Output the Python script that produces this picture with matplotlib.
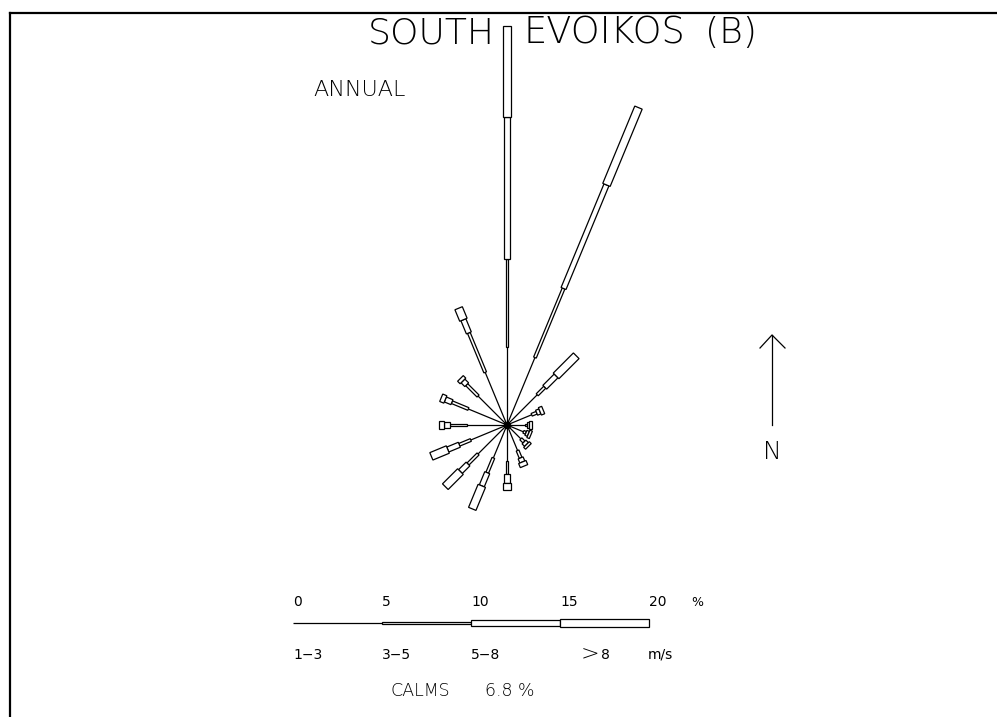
import numpy as np
import matplotlib
matplotlib.use("Agg")
import matplotlib.pyplot as plt
from matplotlib.patches import Polygon
from matplotlib.lines import Line2D

# ---- wind data: frequency (%) per direction and speed class ----
directions = ["N", "NNE", "NE", "ENE", "E", "ESE", "SE", "SSE",
              "S", "SSW", "SW", "WSW", "W", "WNW", "NW", "NNW"]
bearings = [0.0, 22.5, 45.0, 67.5, 90.0, 112.5, 135.0, 157.5,
            180.0, 202.5, 225.0, 247.5, 270.0, 292.5, 315.0, 337.5]
speed_classes = ["1\u22123", "3\u22125", "5\u22128", "8"]
pct_1_3 = [4.4, 4.1, 2.4, 1.5, 1.0, 1.0, 1.1, 1.55, 2.0, 2.0, 2.3, 2.2, 2.25, 2.35, 2.3, 3.2]
pct_3_5 = [4.9, 4.2, 0.6, 0.3, 0.15, 0.15, 0.25, 0.45, 0.75, 0.9, 0.8, 0.7, 0.95, 1.0, 0.9, 2.4]
pct_5_8 = [8.0, 6.3, 0.9, 0.2, 0.1, 0.15, 0.2, 0.25, 0.5, 0.8, 0.6, 0.7, 0.35, 0.4, 0.3, 0.8]
pct_gt8 = [5.1, 4.7, 1.6, 0.2, 0.15, 0.15, 0.15, 0.25, 0.4, 1.4, 1.2, 1.0, 0.25, 0.25, 0.2, 0.7]
calms = 6.8
scale_ticks = [0, 5, 10, 15, 20]
scale_step = [5, 5, 5, 5]

# ---- layout ----
W, H = 997, 717
PX_PER_PCT = 17.8          # drawing scale: pixels per percent
CX, CY = 507, 425          # rose centre in pixels
SX, SY = 293, 623          # scale bar origin in pixels
HALF_W = [0.0, 0.08, 0.15, 0.225]   # half widths of the class segments (% units)
LW = 0.9
FONT = "DejaVu Sans"

fig = plt.figure(figsize=(W / 100, H / 100), dpi=100)
ax = fig.add_axes([0, 0, 1, 1])
ax.set_xlim(-CX / PX_PER_PCT, (W - CX) / PX_PER_PCT)
ax.set_ylim(-(H - CY) / PX_PER_PCT, CY / PX_PER_PCT)
ax.set_axis_off()


def draw_arm(ox, oy, bearing, values):
    """Stacked arm: a plain line for the first class, outlined boxes of
    increasing width for the higher classes."""
    t = np.deg2rad(bearing)
    u = np.array([np.sin(t), np.cos(t)])
    n = np.array([np.cos(t), -np.sin(t)])
    o = np.array([ox, oy])
    r0 = 0.0
    for k, v in enumerate(values):
        r1 = r0 + v
        if v > 0:
            if HALF_W[k] == 0:
                p0, p1 = o + u * r0, o + u * r1
                ax.plot([p0[0], p1[0]], [p0[1], p1[1]], color="black", lw=LW,
                        solid_capstyle="butt")
            else:
                hw = HALF_W[k]
                pts = [o + u * r0 + n * hw, o + u * r1 + n * hw,
                       o + u * r1 - n * hw, o + u * r0 - n * hw]
                ax.add_patch(Polygon(pts, closed=True, facecolor="white",
                                     edgecolor="black", lw=LW, zorder=3 + k))
        r0 = r1


for b, a, c, d, e in zip(bearings, pct_1_3, pct_3_5, pct_5_8, pct_gt8):
    draw_arm(0.0, 0.0, b, [a, c, d, e])
ax.plot([0], [0], "o", color="black", ms=4.5, zorder=10)

# scale bar
sx0 = (SX - CX) / PX_PER_PCT
sy0 = (CY - SY) / PX_PER_PCT
draw_arm(sx0, sy0, 90.0, scale_step)


def fpos(x, y):
    return x / W, 1 - y / H


def label(x, y, s, size, ha="center", va="center", weight=200, **kw):
    ax.text(*fpos(x, y), s, transform=ax.transAxes, fontsize=size, ha=ha, va=va,
            family=[FONT], fontweight=weight, color="black", **kw)


# titles
label(368, 33, "SOUTH", 26, ha="left")
label(604, 33, "EVOIKOS", 26.5)
label(757, 33, "(B)", 26, ha="right")
label(313, 90, "ANNUAL", 16, ha="left")

# north arrow
tr = ax.transAxes
ax.add_line(Line2D(*zip(fpos(772, 335), fpos(772, 425)), transform=tr, color="black", lw=LW))
ax.add_line(Line2D(*zip(fpos(760, 348), fpos(772, 335), fpos(785, 348)), transform=tr,
                   color="black", lw=LW))
label(772, 452, "N", 18)

# scale labels
for t in scale_ticks:
    label(SX + t * PX_PER_PCT, 601.5, str(t), 10, ha="left", weight="normal")
label(697, 602, "%", 9, weight="normal")
for i, s in enumerate(speed_classes[:3]):
    label(SX + i * 5 * PX_PER_PCT, 655, s, 10, ha="left", weight="normal")
label(581, 654, ">", 16, ha="left")
label(601, 655, speed_classes[3], 10, ha="left", weight="normal")
label(648, 655, "m/s", 10, ha="left", weight="normal")
label(390, 691, "CALMS", 12.5, ha="left")
label(485, 691, f"{calms} %", 12.5, ha="left")

# frame (top and left edges of the sheet border)
ax.add_line(Line2D([10 / W, 1.2], [1 - 12.5 / H, 1 - 12.5 / H], transform=tr,
                   color="black", lw=1.6, clip_on=False))
ax.add_line(Line2D([10 / W, 10 / W], [-0.2, 1 - 12.5 / H], transform=tr,
                   color="black", lw=1.6, clip_on=False))

fig.savefig("out.png", dpi=100, facecolor="white")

- What the exercise asks:
Write out again exactly the lines from the start of the data above through the line containing "scale_step = [5, 5, 5, 5]", inclusive, excluding any pictures.

- Solution to this exercise:
Output the Python script that produces this picture with matplotlib.
import numpy as np
import matplotlib
matplotlib.use("Agg")
import matplotlib.pyplot as plt
from matplotlib.patches import Polygon
from matplotlib.lines import Line2D

# ---- wind data: frequency (%) per direction and speed class ----
directions = ["N", "NNE", "NE", "ENE", "E", "ESE", "SE", "SSE",
              "S", "SSW", "SW", "WSW", "W", "WNW", "NW", "NNW"]
bearings = [0.0, 22.5, 45.0, 67.5, 90.0, 112.5, 135.0, 157.5,
            180.0, 202.5, 225.0, 247.5, 270.0, 292.5, 315.0, 337.5]
speed_classes = ["1\u22123", "3\u22125", "5\u22128", "8"]
pct_1_3 = [4.4, 4.1, 2.4, 1.5, 1.0, 1.0, 1.1, 1.55, 2.0, 2.0, 2.3, 2.2, 2.25, 2.35, 2.3, 3.2]
pct_3_5 = [4.9, 4.2, 0.6, 0.3, 0.15, 0.15, 0.25, 0.45, 0.75, 0.9, 0.8, 0.7, 0.95, 1.0, 0.9, 2.4]
pct_5_8 = [8.0, 6.3, 0.9, 0.2, 0.1, 0.15, 0.2, 0.25, 0.5, 0.8, 0.6, 0.7, 0.35, 0.4, 0.3, 0.8]
pct_gt8 = [5.1, 4.7, 1.6, 0.2, 0.15, 0.15, 0.15, 0.25, 0.4, 1.4, 1.2, 1.0, 0.25, 0.25, 0.2, 0.7]
calms = 6.8
scale_ticks = [0, 5, 10, 15, 20]
scale_step = [5, 5, 5, 5]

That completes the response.